Now if you watched the video you saw that the FAMAG drill bit went in and out pretty smooth but not perfectly clean. It created very fine shavings and generated not much to no heat.
Then I went on with the PROJAHN. What a difference. Not only was it a lot slower, cut worse and I really had to push it into the material, but also it created much larger shavings that stuck to the drill bit - that lead to heat build up and finally to a burnt smell and burnt hole.
The BOSCH is pretty similar to the PROJAHN speaking of its edges/geometry. It also cut slower than the FAMAG, with much larger shavings and a similar result of material stuck to the drill bit - also I had to push harder.
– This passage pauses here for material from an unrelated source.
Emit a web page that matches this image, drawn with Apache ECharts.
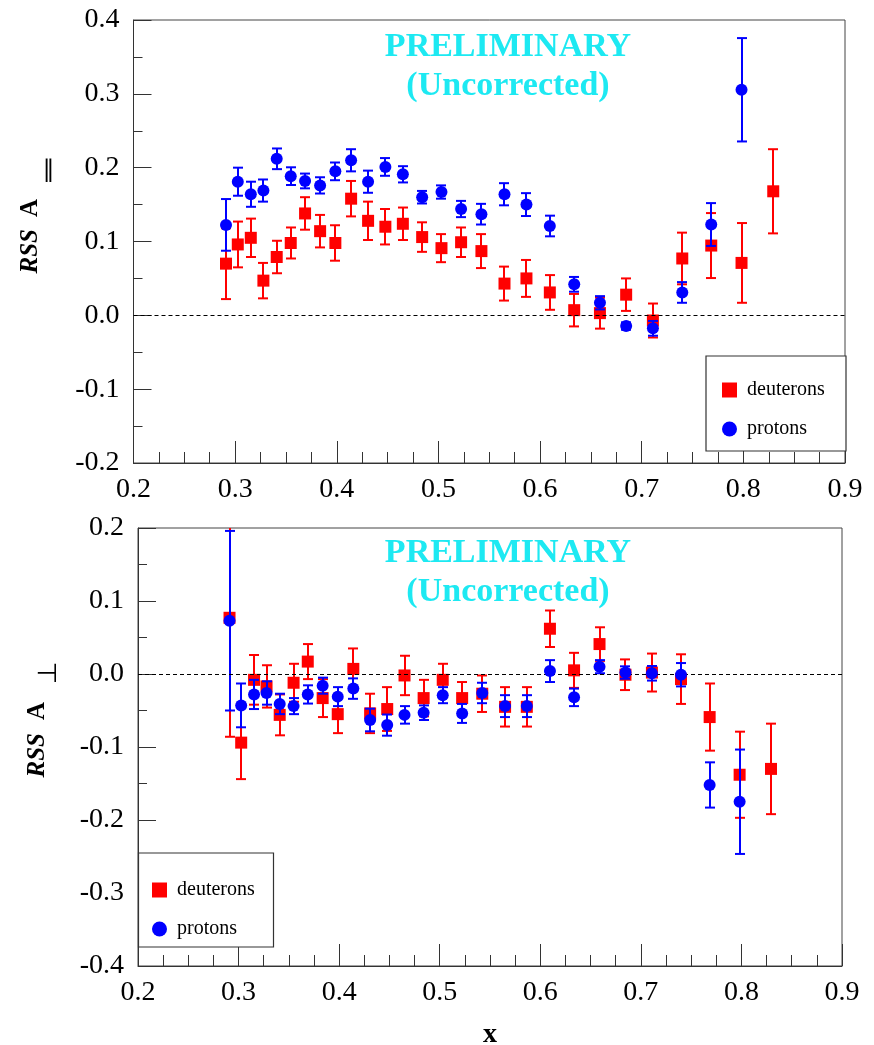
<!DOCTYPE html>
<html>
<head>
<meta charset="utf-8">
<script src="https://cdn.jsdelivr.net/npm/echarts@6/dist/echarts.min.js"></script>
<style>
html,body{margin:0;padding:0;background:#fff;}
#chart{width:874px;height:1045px;}
</style>
</head>
<body>
<div id="chart"></div>
<script>
// ---- data ----
const xVals = [0.291, 0.3026, 0.3154, 0.3278, 0.3409, 0.3547, 0.3688, 0.3836, 0.3986, 0.4141,
  0.4308, 0.4478, 0.4650, 0.4840, 0.5030, 0.5223, 0.5423, 0.5650, 0.5866, 0.6096,
  0.6336, 0.6589, 0.6847, 0.7110, 0.7399, 0.7684, 0.7982, 0.8294];

// top panel: RSS A_parallel
const dTopY   = [0.070, 0.096, 0.105, 0.047, 0.079, 0.098, 0.138, 0.114, 0.098, 0.158,
  0.128, 0.120, 0.124, 0.106, 0.091, 0.099, 0.087, 0.043, 0.050, 0.031,
  0.007, 0.003, 0.028, -0.007, 0.077, 0.0945, 0.071, 0.168];
const dTopErr = [0.048, 0.031, 0.026, 0.024, 0.022, 0.021, 0.022, 0.022, 0.024, 0.024,
  0.026, 0.024, 0.022, 0.020, 0.019, 0.020, 0.023, 0.023, 0.025, 0.0235,
  0.022, 0.021, 0.022, 0.023, 0.035, 0.044, 0.054, 0.057];
const pTopY   = [0.1225, 0.181, 0.164, 0.169, 0.212, 0.1885, 0.182, 0.176, 0.195, 0.210,
  0.181, 0.201, 0.191, 0.160, 0.167, 0.144, 0.137, 0.164, 0.150, 0.121,
  0.042, 0.017, -0.0145, -0.0176, 0.031, 0.123, 0.3055];
const pTopErr = [0.035, 0.019, 0.017, 0.015, 0.014, 0.012, 0.010, 0.011, 0.012, 0.015,
  0.015, 0.012, 0.011, 0.0085, 0.009, 0.011, 0.014, 0.015, 0.0155, 0.014,
  0.010, 0.009, 0.005, 0.010, 0.014, 0.029, 0.070];

// bottom panel: RSS A_perp
const dBotY   = [0.077, -0.094, -0.008, -0.017, -0.056, -0.012, 0.017, -0.033, -0.055, 0.007,
  -0.054, -0.048, -0.002, -0.033, -0.008, -0.033, -0.027, -0.045, -0.045, 0.062,
  0.005, 0.041, -0.001, 0.002, -0.007, -0.059, -0.138, -0.130];
const dBotErr = [0.163, 0.050, 0.034, 0.029, 0.028, 0.026, 0.024, 0.026, 0.026, 0.028,
  0.027, 0.030, 0.027, 0.025, 0.022, 0.022, 0.025, 0.027, 0.027, 0.025,
  0.024, 0.023, 0.021, 0.026, 0.034, 0.046, 0.059, 0.062];
const pBotY   = [0.073, -0.043, -0.028, -0.026, -0.041, -0.044, -0.028, -0.016, -0.031, -0.020,
  -0.063, -0.070, -0.056, -0.053, -0.029, -0.054, -0.026, -0.044, -0.044, 0.004,
  -0.032, 0.010, 0.002, 0.001, -0.001, -0.152, -0.175];
const pBotErr = [0.123, 0.030, 0.020, 0.016, 0.014, 0.011, 0.0125, 0.011, 0.013, 0.014,
  0.0155, 0.0145, 0.012, 0.010, 0.011, 0.013, 0.014, 0.015, 0.015, 0.015,
  0.012, 0.009, 0.0085, 0.010, 0.016, 0.031, 0.0715];

const seriesNames = ['deuterons', 'protons'];
const xTickValues = [0.2, 0.9, 0.1];        // min, max, interval
const yTopTicks   = [-0.2, 0.4, 0.1];
const yBotTicks   = [-0.4, 0.2, 0.1];

// ---- helpers ----
const FONT = "'Liberation Serif', 'DejaVu Serif', serif";
const RED = '#ff0000', BLUE = '#0000ff';
const pts = ys => ys.map((y, i) => [xVals[i], y]);
const bars = (ys, es) => ys.map((y, i) => [xVals[i], y - es[i], y + es[i]]);
const fmt = v => (Math.abs(v) < 1e-9 ? 0 : v).toFixed(1);

function errRender(params, api) {
  const x = api.value(0), lo = api.value(1), hi = api.value(2);
  const a = api.coord([x, lo]), b = api.coord([x, hi]);
  const cx = Math.round(a[0]);
  const c = api.visual('color');
  const hw = 5;
  const st = { stroke: c, lineWidth: 2 };
  return {
    type: 'group',
    children: [
      { type: 'line', shape: { x1: cx, y1: a[1], x2: cx, y2: b[1] }, style: st },
      { type: 'line', shape: { x1: cx - hw, y1: a[1], x2: cx + hw, y2: a[1] }, style: st },
      { type: 'line', shape: { x1: cx - hw, y1: b[1], x2: cx + hw, y2: b[1] }, style: st }
    ]
  };
}

function xAxisCfg(gi, withName) {
  const o = {
    type: 'value', gridIndex: gi,
    min: xTickValues[0], max: xTickValues[1], interval: xTickValues[2],
    axisLine: { show: true, onZero: false, lineStyle: { color: '#333', width: 1 } },
    axisTick: { show: true, inside: true, length: 22, lineStyle: { color: '#333' } },
    minorTick: { show: true, splitNumber: 4, length: 11, lineStyle: { color: '#333' } },
    splitLine: { show: false },
    axisLabel: { formatter: fmt, fontFamily: FONT, fontSize: 28, color: '#000', margin: 13 }
  };
  if (withName) {
    o.name = 'x';
    o.nameLocation = 'middle';
    o.nameGap = 55;
    o.nameTextStyle = { fontFamily: FONT, fontSize: 28, fontWeight: 'bold', color: '#000' };
  }
  return o;
}
function yAxisCfg(gi, ticks) {
  return {
    type: 'value', gridIndex: gi,
    min: ticks[0], max: ticks[1], interval: ticks[2],
    axisLine: { show: true, onZero: false, lineStyle: { color: '#333', width: 1 } },
    axisTick: { show: true, inside: true, length: 18, lineStyle: { color: '#333' } },
    minorTick: { show: true, splitNumber: 2, length: 9, lineStyle: { color: '#333' } },
    splitLine: { show: false },
    axisLabel: { formatter: fmt, fontFamily: FONT, fontSize: 28, color: '#000', margin: 14 }
  };
}

function panelSeries(gi, dY, dE, pY, pE) {
  const zeroLine = {
    silent: true, symbol: 'none', label: { show: false },
    lineStyle: { color: '#000', type: [4, 3], width: 1 },
    data: [{ yAxis: 0 }]
  };
  return [
    { type: 'custom', name: seriesNames[0], xAxisIndex: gi, yAxisIndex: gi, clip: true,
      itemStyle: { color: RED }, renderItem: errRender, data: bars(dY, dE), z: 2,
      encode: { x: 0, y: [1, 2] }, markLine: zeroLine },
    { type: 'scatter', name: seriesNames[0], xAxisIndex: gi, yAxisIndex: gi,
      symbol: 'rect', symbolSize: 12, itemStyle: { color: RED, opacity: 1 }, data: pts(dY), z: 3 },
    { type: 'custom', name: seriesNames[1], xAxisIndex: gi, yAxisIndex: gi, clip: true,
      itemStyle: { color: BLUE }, renderItem: errRender, data: bars(pY, pE), z: 4,
      encode: { x: 0, y: [1, 2] } },
    { type: 'scatter', name: seriesNames[1], xAxisIndex: gi, yAxisIndex: gi,
      symbol: 'circle', symbolSize: 12, itemStyle: { color: BLUE, opacity: 1 }, data: pts(pY), z: 5 }
  ];
}

function legendCfg(left, top) {
  return {
    orient: 'vertical', left: left, top: top, padding: 0,
    itemWidth: 15, itemHeight: 15, itemGap: 19,
    selectedMode: false,
    textStyle: { fontFamily: FONT, fontSize: 20, color: '#000', padding: [0, 0, 0, 5] },
    data: [{ name: seriesNames[0], icon: 'rect' }, { name: seriesNames[1], icon: 'circle' }]
  };
}

const CYAN = '#1de9f2';
function titleTexts(cx, y1, y2) {
  return [
    { type: 'text', x: cx, y: y1, z: 10,
      style: { text: 'PRELIMINARY', fill: CYAN, font: 'bold 34px ' + FONT, textAlign: 'center', textVerticalAlign: 'middle' } },
    { type: 'text', x: cx, y: y2, z: 10,
      style: { text: '(Uncorrected)', fill: CYAN, font: 'bold 34px ' + FONT, textAlign: 'center', textVerticalAlign: 'middle' } }
  ];
}

const chart = echarts.init(document.getElementById('chart'), null, { renderer: 'canvas' });
chart.setOption({
  animation: false,
  backgroundColor: '#fff',
  grid: [
    { left: 133.5, top: 20, width: 711.5, height: 443, show: true, borderColor: '#444', borderWidth: 1,
      backgroundColor: 'transparent', containLabel: false, outerBoundsMode: 'none' },
    { left: 138, top: 528, width: 704, height: 438, show: true, borderColor: '#444', borderWidth: 1,
      backgroundColor: 'transparent', containLabel: false, outerBoundsMode: 'none' }
  ],
  xAxis: [xAxisCfg(0, false), xAxisCfg(1, true)],
  yAxis: [yAxisCfg(0, yTopTicks), yAxisCfg(1, yBotTicks)],
  legend: [legendCfg(722, 380), legendCfg(152, 880)],
  series: [].concat(
    panelSeries(0, dTopY, dTopErr, pTopY, pTopErr),
    panelSeries(1, dBotY, dBotErr, pBotY, pBotErr)
  ),
  graphic: [].concat(
    titleTexts(508, 47, 86),
    titleTexts(508, 553, 592),
    [
      // legend boxes
      { type: 'rect', z: 3, shape: { x: 706, y: 356, width: 140, height: 95 },
        style: { fill: '#fff', stroke: '#333', lineWidth: 1.2 } },
      { type: 'rect', z: 3, shape: { x: 138.5, y: 853, width: 135, height: 94 },
        style: { fill: '#fff', stroke: '#333', lineWidth: 1.2 } },
      // top y-axis title
      { type: 'group', x: 31, y: 213, rotation: Math.PI / 2, children: [
        { type: 'text', x: -16, y: 0,
          style: { text: 'RSS', font: 'italic bold 25px ' + FONT, fill: '#000', textAlign: 'right', textVerticalAlign: 'middle' } },
        { type: 'text', x: -4, y: 0,
          style: { text: 'A', font: 'bold 25px ' + FONT, fill: '#000', textAlign: 'left', textVerticalAlign: 'middle' } }
      ] },
      { type: 'text', x: 48.5, y: 171,
        style: { text: '\u2225', font: '24px DejaVu Sans', fill: '#000', textAlign: 'center', textVerticalAlign: 'middle' } },
      // bottom y-axis title
      { type: 'group', x: 38, y: 721, rotation: Math.PI / 2, children: [
        { type: 'text', x: -12, y: 0,
          style: { text: 'RSS', font: 'italic bold 25px ' + FONT, fill: '#000', textAlign: 'right', textVerticalAlign: 'middle' } },
        { type: 'text', x: 1, y: 0,
          style: { text: 'A', font: 'bold 25px ' + FONT, fill: '#000', textAlign: 'left', textVerticalAlign: 'middle' } },
        { type: 'text', x: 37, y: 11,
          style: { text: '\u22A5', font: '26px DejaVu Sans', fill: '#000', textAlign: 'left', textVerticalAlign: 'middle' } }
      ] }
    ]
  )
});
</script>
</body>
</html>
Again heat built up and the result is the same.
I then went for the FESTOOL. Larger shavings than the FAMAG but it cuts as fast and smooth into the material. But: because of the larger shavings and it's edges/geometry material does stick to it when you push to hard and forget to clean the path. So the end result is again pretty much the same - a burnt smell and a burnt hole.
Now we're getting to the next part of the video when I drilled into the edge of my wooden post at an angle. Again, please keep in mind that I'm working with a machine that comes very close to 3 and a bit kilograms. So I started in reverse order beginning with the FESTOOL drill bit and as expected it went in smooth as silk. When pulling out I didn't pull completely straight and the corner of the drill bit caught the material - which resulted in a big chip. You'll notice that this time I drilled kina "once more with feeling" and as expected the FESTOOL drill bit did not clog/overheat.
Going on with the Bosch - it's back to what I wrote in the first part. More pressure, not so smooth cuts and clogging.
Then the PROJAHN. Which did not clog this time but slipped on the second run. From all the bits it was the hardest to cut with, the saw horses wiggled just a little and it slipped. Pretty much because it has the shortest centering tip from all of the drill bits.
Last I went with the FAMAG and again it performed very well.
Then I gave the FESTOOL a second run because I wanted to see if I would create another chip. I didn't. I also re-confirmed that by pushing just a little to hard the drill bit clogs immediately and overheats.
The first video ends here.
To take it to the max, I put the 3 mm drill bit into the center opening of the FESTOOL Zobo and went through the complete 70 mm of my wooden post. Pushed it down really hard without cleaning the path - and I created a nice clog. Why did I do that? I wanted to see if the bit - despite the burnt smell and burnt hole - would create a smooth cut. It did. And for the record, I went in from one side for approximately 67 mm and then turned the wooden post to remove the last 3 mm. Cutting ability is really excellent on the Zobo.
Now let's take a closer look at the holes. Starting with FESTOOL. Cleanest cuts in the line up - right down to the bottom of each hole. Sadly one big and a small chip after pulling out. I will further experiment here.
BOSCH: Cuts suitable for general construction work, require aftercare. No chips during the angled cuts.
PROJAHN: Rather rough cuts, short centering pin leads to slippage. Bigger chip on angled cuts. General construction work on a budget. (Cheapest drill bit in the line up at well below 10 Euro-Bucks

)
FAMAG. Not as clean as the FESTOOL but close. Little chip on the angled cut, rather rough entry on all holes.
PROJAHN: While cleaning the drill bits I noticed that one edge of the drill bit had a small but very noticeable dent.
What can I say? I had a blast - and I want to continue this as I don't feel up to drawing any real conclusions yet. Drill press, lighter drill and more solid setup will be next. Then I will also publish some tables and charts from my measuring results.
What definitely can be said is that even new out of box drill bits lead to noticeable varying results - sharp and new do not guarantee a clean cut.